Until recently, AWS did not allow to connect a VPC from one region to a VPC from another using the VPC Peering feature. VPC Peering is a network connection between two VPCs that allows to route IPv4 and IPv6 traffic between them. Means Transitive Routing is not supported in AWS.

AWS has some unsupported VPC Peering configurations and one among them is Transitive Peering. Let’s suppose that you have VPC-A connected to VPC-B using a peering connection, and you have another peering connection between VPC-A and VPC-C.

There is no direct peering connection between VPC-B and VPC-C. Although both are connected to VPC-A, they cannot use VPC-A to communicate with each other.

A transit VPC simplifies network management and minimizes the number of connections between VPCs. A full-mesh peering between four VPCs will require N*(N-1)/2 links (where N is the number of the VPCs), which in this case is six, in order to communicate to each other.

Imagine what this would mean if there are 100 VPCs. Not to mention the time and costs involved to deploy such a solution.

In the case of Traffic passing between VPC peers, there is always Source/Destination check, means If the Source Packet is not an interface in your Local VPC, the destination of the connection must be a network interface IP address, local to the VPC. Either the destination or source of the packet must be an interface local to VPC.

Even though, for any external connectivity to VPC and from that VPC to another VPC, this rules prevails, in order to overcome this issue, we can better use the Proxies routers, EC2 VPN, NAT instances, and when these devices receive packets and forwards it to next hop, it will change the source Address of the packet and this behavior requires disabling the Source/Destination check.

This Source/ Destination check will not allow an instance to receive a packet if destination does not match one of the assigned IP address. Also it will not allow an instance to send a packet with the source IP address that it has not been assigned.
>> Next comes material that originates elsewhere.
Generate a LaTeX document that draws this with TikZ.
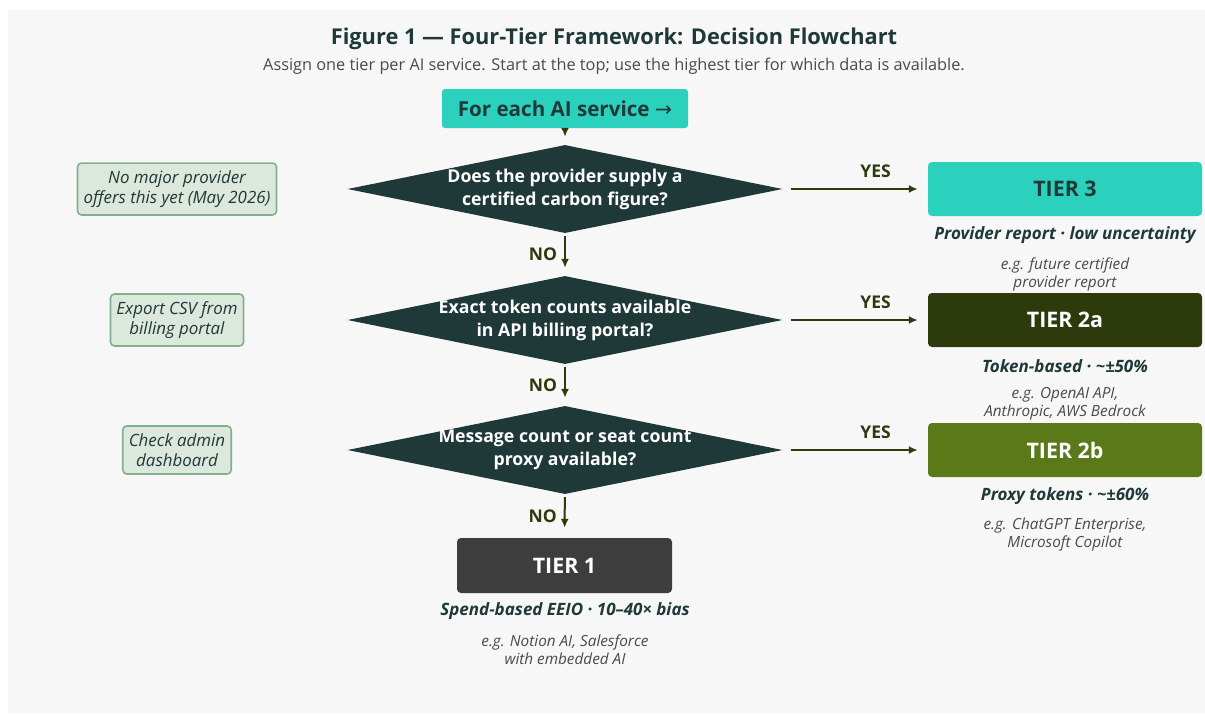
\documentclass[tikz,border=0pt]{standalone}
\usepackage{fontspec}
\setmainfont{Open Sans}
\newfontfamily\arrowfont{DejaVu Sans}
\usepackage{tikz}
\usetikzlibrary{positioning,shapes.geometric,arrows.meta}

\definecolor{pagebg}{HTML}{F7F7F7}
\definecolor{teal}{HTML}{2BD1BC}
\definecolor{darkteal}{HTML}{1F3838}
\definecolor{olive}{HTML}{2D3A0B}
\definecolor{tiertwoa}{HTML}{2C3A0C}
\definecolor{tiertwob}{HTML}{5A7A19}
\definecolor{tierone}{HTML}{3D3D3D}
\definecolor{notefill}{HTML}{DCE8DC}
\definecolor{noteline}{HTML}{82B08F}
\definecolor{greytext}{HTML}{4A4A4A}

\tikzset{
  decision/.style={diamond, fill=darkteal, inner sep=0pt, minimum width=435pt, minimum height=88pt},
  qtext/.style={text=white, align=center, font=\fontsize{17.7}{23}\selectfont\bfseries},
  tierbox/.style={rectangle, rounded corners=4pt, minimum width=274pt, minimum height=54pt,
    font=\fontsize{21.4}{25}\selectfont\bfseries},
  tierdesc/.style={inner sep=0pt, text=darkteal, font=\fontsize{17}{20}\selectfont\bfseries\itshape},
  example/.style={inner sep=0pt, text=greytext, align=center, font=\fontsize{15.3}{18}\selectfont\itshape},
  sidenote/.style={rectangle, rounded corners=4pt, fill=notefill, draw=noteline, line width=1.6pt,
    inner xsep=6pt, inner ysep=7.5pt, align=center, text=darkteal, font=\fontsize{16.9}{20}\selectfont\itshape},
  arr/.style={-{Latex[length=9pt,width=8pt]}, draw=olive, line width=2pt},
  branch/.style={inner sep=0pt, text=olive, font=\fontsize{17.5}{20}\selectfont\bfseries}
}

\begin{document}
\begin{tikzpicture}[x=1pt,y=-1pt]
\useasboundingbox (0,0) rectangle (1205,713);
\fill[pagebg] (8,10) rectangle (1205,713);

\node (title) [text=darkteal, font=\fontsize{21.8}{26}\selectfont\bfseries] at (614,39)
  {Figure 1 — Four-Tier Framework: Decision Flowchart};
\node (subtitle) [text=greytext, font=\fontsize{16.3}{19}\selectfont] at (614,66)
  {Assign one tier per AI service. Start at the top; use the highest tier for which data is available.};

\node (start) [rectangle, rounded corners=3pt, fill=teal, text=darkteal, minimum width=246pt, minimum height=39pt,
  font=\fontsize{20.6}{24}\selectfont\bfseries] at (565,108.5) {For each AI service {\arrowfont\mdseries →}};

\node (d1) [decision, label={[qtext]center:Does the provider supply a\\certified carbon figure?}] at (565,189) {};
\node (d2) [decision, label={[qtext]center:Exact token counts available\\in API billing portal?}] at (565,320) {};
\node (d3) [decision, label={[qtext]center:Message count or seat count\\proxy available?}] at (565,450) {};

\node (t3) [tierbox, fill=teal, text=darkteal] at (1065,189) {TIER 3};
\node (t2a) [tierbox, fill=tiertwoa, text=white] at (1065,320) {TIER 2a};
\node (t2b) [tierbox, fill=tiertwob, text=white] at (1065,450) {TIER 2b};
\node (t1) [tierbox, fill=tierone, text=white, minimum width=215pt, minimum height=55pt] at (564.5,565.5) {TIER 1};

\node (t3d) [tierdesc] at (1065,235) {Provider report · low uncertainty};
\node (t3e) [example] at (1065,274) {e.g. future certified\\provider report};
\node (t2ad) [tierdesc] at (1065,366) {Token-based · \textasciitilde±50\%};
\node (t2ae) [example] at (1065,403.5) {e.g. OpenAI API,\\Anthropic, AWS Bedrock};
\node (t2bd) [tierdesc] at (1065,496) {Proxy tokens · \textasciitilde±60\%};
\node (t2be) [example] at (1065,534.5) {e.g. ChatGPT Enterprise,\\Microsoft Copilot};
\node (t1d) [tierdesc] at (565,611) {Spend-based EEIO · 10–40× bias};
\node (t1e) [example] at (565,649.5) {e.g. Notion AI, Salesforce\\with embedded AI};

\node (n1) [sidenote] at (177,189) {No major provider\\offers this yet (May 2026)};
\node (n2) [sidenote] at (177,320) {Export CSV from\\billing portal};
\node (n3) [sidenote] at (177,450) {Check admin\\dashboard};

\draw[arr, shorten >=8pt] (start) -- (d1);
\draw[arr, shorten <=3pt, shorten >=8pt] (d1) -- node[branch, left=7pt] {NO} (d2);
\draw[arr, shorten <=3pt, shorten >=8pt] (d2) -- node[branch, left=7pt] {NO} (d3);
\draw[arr, shorten <=3pt, shorten >=10pt] (d3) -- node[branch, left=7pt] {NO} (t1);
\draw[arr, shorten <=8pt, shorten >=10pt] (d1) -- node[branch, pos=0.64, above=10pt] {YES} (t3);
\draw[arr, shorten <=8pt, shorten >=10pt] (d2) -- node[branch, pos=0.64, above=10pt] {YES} (t2a);
\draw[arr, shorten <=8pt, shorten >=10pt] (d3) -- node[branch, pos=0.64, above=10pt] {YES} (t2b);
\end{tikzpicture}
\end{document}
Below are some transitive Routing Examples:

Example 1: Let’s suppose, you are trying to access the S3 Endpoint, over AWS VPN, the source Packet will come from outside VPC, and the destination will be Amazon S3 Address. Here the packet will be dropped as per VPC Rule check. Now if we are using the destination as Proxy instated, the destination will be local to network interface.

Example 2: Let’s suppose there are two VPC peered with each other, and an internet gateway is attached to one of the VPC. The VPC without internet gateway has a default route pointing to peering connection. Now the Peered gateway will not be able to access the internet via peering connection.